The interpretation of the three-group model compared to the empty model is a little different. In the three group model, if we observe an F with a less than .05 probability of occurring by chance, it means that if the means of the three groups are all equal to each other in the population (and notice the importance of the word “if” here), the F we observed would occur in fewer than .05 of random samples from the population.

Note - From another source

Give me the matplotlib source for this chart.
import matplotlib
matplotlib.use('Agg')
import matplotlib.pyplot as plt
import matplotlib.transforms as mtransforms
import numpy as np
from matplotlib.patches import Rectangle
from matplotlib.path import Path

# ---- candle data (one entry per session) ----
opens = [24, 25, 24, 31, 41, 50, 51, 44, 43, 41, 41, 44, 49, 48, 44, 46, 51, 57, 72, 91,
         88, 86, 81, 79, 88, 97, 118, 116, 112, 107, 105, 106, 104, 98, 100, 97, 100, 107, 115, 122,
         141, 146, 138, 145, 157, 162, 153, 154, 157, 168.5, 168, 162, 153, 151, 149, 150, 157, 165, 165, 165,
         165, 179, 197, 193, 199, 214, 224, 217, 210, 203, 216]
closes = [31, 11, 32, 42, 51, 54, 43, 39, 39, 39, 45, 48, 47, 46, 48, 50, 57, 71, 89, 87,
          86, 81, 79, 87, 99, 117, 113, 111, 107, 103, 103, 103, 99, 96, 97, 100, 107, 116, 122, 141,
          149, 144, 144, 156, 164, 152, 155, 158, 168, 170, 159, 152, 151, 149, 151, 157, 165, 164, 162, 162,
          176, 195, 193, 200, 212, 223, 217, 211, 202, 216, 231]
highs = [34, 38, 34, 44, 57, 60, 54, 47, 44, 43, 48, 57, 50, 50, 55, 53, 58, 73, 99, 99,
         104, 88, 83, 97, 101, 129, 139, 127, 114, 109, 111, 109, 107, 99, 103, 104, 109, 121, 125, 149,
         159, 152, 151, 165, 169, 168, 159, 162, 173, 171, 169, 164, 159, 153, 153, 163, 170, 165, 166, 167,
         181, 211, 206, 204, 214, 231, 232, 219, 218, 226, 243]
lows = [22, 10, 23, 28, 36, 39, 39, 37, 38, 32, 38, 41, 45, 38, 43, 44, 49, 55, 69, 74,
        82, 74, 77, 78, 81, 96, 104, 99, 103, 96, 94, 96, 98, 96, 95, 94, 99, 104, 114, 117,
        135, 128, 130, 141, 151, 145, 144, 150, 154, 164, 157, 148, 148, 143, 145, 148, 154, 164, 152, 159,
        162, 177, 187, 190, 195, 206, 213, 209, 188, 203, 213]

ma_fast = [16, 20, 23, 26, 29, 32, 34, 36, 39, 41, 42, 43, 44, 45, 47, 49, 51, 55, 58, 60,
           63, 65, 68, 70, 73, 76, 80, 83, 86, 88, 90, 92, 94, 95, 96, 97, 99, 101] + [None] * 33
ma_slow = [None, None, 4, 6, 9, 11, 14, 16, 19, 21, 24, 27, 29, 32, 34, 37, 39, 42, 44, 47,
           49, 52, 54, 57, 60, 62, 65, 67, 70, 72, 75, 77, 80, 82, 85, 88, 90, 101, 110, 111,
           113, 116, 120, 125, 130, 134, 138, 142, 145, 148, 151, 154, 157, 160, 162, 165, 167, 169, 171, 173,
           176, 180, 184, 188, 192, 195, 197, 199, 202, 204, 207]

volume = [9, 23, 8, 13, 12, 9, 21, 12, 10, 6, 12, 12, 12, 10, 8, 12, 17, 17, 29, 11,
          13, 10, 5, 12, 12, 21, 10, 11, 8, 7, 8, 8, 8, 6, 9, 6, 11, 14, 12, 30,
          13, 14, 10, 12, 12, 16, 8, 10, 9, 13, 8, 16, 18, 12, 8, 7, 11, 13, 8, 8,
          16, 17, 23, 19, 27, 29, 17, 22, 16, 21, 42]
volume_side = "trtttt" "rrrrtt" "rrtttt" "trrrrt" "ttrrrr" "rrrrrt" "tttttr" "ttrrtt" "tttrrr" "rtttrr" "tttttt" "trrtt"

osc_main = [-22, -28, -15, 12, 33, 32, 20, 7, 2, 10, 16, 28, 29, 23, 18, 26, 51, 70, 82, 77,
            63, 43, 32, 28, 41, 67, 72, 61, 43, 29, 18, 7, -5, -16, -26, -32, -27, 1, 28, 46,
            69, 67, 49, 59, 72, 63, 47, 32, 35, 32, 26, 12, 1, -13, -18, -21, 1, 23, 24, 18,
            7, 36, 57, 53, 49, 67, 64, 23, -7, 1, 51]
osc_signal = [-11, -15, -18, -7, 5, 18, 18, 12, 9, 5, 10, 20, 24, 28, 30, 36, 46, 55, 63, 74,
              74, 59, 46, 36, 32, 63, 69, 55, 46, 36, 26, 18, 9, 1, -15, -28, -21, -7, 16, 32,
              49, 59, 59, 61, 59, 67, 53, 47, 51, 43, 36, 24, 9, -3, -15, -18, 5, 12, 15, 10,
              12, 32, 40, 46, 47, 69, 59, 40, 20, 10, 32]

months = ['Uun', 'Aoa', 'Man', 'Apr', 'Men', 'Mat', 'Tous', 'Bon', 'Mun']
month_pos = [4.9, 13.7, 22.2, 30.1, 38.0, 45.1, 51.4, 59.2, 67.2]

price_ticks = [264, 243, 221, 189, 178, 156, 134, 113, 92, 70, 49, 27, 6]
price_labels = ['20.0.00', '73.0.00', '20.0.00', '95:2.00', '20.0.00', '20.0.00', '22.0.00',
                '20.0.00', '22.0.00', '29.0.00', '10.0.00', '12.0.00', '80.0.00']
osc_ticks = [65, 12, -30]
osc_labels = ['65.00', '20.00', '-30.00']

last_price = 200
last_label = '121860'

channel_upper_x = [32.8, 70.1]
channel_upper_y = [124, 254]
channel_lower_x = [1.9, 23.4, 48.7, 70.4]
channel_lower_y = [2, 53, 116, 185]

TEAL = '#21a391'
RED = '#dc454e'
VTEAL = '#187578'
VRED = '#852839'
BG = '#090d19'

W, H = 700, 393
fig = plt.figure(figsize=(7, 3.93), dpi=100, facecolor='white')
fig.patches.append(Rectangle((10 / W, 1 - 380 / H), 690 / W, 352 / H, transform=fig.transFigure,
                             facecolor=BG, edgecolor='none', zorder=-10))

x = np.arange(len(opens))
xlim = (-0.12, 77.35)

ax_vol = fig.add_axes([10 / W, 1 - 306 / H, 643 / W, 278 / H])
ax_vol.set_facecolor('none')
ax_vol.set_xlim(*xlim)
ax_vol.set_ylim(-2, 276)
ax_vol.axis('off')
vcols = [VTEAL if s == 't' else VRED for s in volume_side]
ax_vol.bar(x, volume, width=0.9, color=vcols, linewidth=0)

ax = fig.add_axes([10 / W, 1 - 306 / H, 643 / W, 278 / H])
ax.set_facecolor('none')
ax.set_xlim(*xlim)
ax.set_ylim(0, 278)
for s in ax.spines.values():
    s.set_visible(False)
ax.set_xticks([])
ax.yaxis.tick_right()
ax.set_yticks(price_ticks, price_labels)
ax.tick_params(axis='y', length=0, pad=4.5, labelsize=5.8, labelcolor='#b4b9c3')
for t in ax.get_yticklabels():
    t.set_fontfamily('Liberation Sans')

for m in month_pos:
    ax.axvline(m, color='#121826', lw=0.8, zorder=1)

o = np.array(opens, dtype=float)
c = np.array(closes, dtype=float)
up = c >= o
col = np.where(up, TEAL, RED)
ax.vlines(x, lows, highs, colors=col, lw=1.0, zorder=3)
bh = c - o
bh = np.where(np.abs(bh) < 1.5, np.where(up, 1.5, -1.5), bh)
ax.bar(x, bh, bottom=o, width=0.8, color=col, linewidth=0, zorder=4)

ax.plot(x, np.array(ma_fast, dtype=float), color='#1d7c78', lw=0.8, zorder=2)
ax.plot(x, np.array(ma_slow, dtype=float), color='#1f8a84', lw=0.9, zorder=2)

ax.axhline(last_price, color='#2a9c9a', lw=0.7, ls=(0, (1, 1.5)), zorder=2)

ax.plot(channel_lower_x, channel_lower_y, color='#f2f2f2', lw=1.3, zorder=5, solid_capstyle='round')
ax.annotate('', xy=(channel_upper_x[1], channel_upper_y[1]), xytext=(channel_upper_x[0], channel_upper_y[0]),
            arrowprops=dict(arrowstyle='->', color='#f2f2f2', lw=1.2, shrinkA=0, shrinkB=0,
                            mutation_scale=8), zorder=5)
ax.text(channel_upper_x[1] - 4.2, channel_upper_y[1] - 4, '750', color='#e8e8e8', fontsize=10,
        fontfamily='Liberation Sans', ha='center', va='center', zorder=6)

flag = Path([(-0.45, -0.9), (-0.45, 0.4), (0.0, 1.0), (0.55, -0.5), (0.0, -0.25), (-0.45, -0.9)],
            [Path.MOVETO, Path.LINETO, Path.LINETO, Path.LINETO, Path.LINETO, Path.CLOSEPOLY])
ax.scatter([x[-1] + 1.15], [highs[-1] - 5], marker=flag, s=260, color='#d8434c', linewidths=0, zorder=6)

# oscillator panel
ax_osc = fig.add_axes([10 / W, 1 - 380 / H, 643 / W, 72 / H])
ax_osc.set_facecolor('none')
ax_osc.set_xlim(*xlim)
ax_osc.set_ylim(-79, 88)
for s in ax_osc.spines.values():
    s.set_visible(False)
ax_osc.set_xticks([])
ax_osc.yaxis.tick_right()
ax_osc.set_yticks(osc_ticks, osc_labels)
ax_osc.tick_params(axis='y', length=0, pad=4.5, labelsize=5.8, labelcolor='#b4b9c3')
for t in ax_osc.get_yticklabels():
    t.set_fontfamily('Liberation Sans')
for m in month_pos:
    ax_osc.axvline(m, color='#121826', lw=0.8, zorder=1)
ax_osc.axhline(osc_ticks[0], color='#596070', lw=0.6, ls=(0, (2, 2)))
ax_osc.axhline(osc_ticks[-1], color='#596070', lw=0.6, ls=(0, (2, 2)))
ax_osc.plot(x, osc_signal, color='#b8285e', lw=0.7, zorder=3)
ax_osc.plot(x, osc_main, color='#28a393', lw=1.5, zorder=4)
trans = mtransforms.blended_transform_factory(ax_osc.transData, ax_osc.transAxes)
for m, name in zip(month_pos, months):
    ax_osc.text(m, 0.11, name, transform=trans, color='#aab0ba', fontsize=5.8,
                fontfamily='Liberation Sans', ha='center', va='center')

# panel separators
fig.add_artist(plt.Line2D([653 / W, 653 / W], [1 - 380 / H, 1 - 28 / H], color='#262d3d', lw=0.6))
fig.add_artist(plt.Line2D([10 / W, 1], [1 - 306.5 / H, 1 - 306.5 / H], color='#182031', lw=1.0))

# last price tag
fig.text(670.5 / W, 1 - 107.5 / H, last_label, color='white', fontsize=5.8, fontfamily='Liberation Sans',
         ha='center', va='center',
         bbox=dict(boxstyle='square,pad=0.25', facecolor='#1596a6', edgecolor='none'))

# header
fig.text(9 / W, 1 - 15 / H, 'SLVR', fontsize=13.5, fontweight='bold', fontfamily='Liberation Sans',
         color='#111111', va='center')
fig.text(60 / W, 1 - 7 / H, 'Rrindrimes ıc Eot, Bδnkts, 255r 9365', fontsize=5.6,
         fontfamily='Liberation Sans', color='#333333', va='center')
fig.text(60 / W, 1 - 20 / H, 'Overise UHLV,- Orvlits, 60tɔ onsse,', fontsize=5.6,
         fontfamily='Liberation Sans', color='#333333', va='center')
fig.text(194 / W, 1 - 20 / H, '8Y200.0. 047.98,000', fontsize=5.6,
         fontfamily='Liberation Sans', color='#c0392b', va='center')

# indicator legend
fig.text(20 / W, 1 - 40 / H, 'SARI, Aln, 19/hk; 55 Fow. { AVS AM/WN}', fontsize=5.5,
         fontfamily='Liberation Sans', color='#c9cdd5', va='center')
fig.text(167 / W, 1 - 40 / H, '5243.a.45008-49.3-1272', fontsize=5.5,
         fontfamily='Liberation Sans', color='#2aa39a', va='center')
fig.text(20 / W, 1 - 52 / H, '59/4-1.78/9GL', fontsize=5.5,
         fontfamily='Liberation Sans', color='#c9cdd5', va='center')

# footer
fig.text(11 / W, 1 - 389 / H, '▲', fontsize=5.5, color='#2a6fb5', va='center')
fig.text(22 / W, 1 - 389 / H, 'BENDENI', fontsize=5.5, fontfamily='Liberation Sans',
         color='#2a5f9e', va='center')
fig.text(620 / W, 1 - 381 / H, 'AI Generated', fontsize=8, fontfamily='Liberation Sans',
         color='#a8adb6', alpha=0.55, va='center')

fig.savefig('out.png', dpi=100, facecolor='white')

If the probability is greater than .05, we are going to stick with the empty model, and just assume that there is no real difference between the means of the three groups. But if p < .05, it means that we can be confident that the three group means are not equal to each other. It does not tell us, however, which of the three group means are likely to differ, and which might not differ. It only tells us that the three have a less than .05 chance of being exactly the same as each other.

Simple Effects Tests

It might be good enough just to know that the complex model, the one that includes Height3Group, is significantly better than the empty model. But sometimes we want to know more than that. We want to know which of the three groups, specifically, differ from each other statistically, and which do not.

To figure this out we need to do three model comparisons, each designed to test the difference between pairs of the three groups. In the case of Height3Group, we would need to compare: 1) a model in which short versus medium people have different thumb lengths to one where they are the same (the empty model); 2) another in which medium versus tall people have different thumb lengths; and 3) a model in which tall versus short people have different thumb lengths.

The models being compared in all three cases would be represented the same way:

1. $$Y_{i}=b_{0}+e_{i}$$

2. $$Y_{i}=b_{0}+b_{1}X_{i}+e_{i}$$

In other words, we would be doing three separate two-group comparisons. Each comparison would yield a separate F statistic, which we could compare to the appropriate F distribution.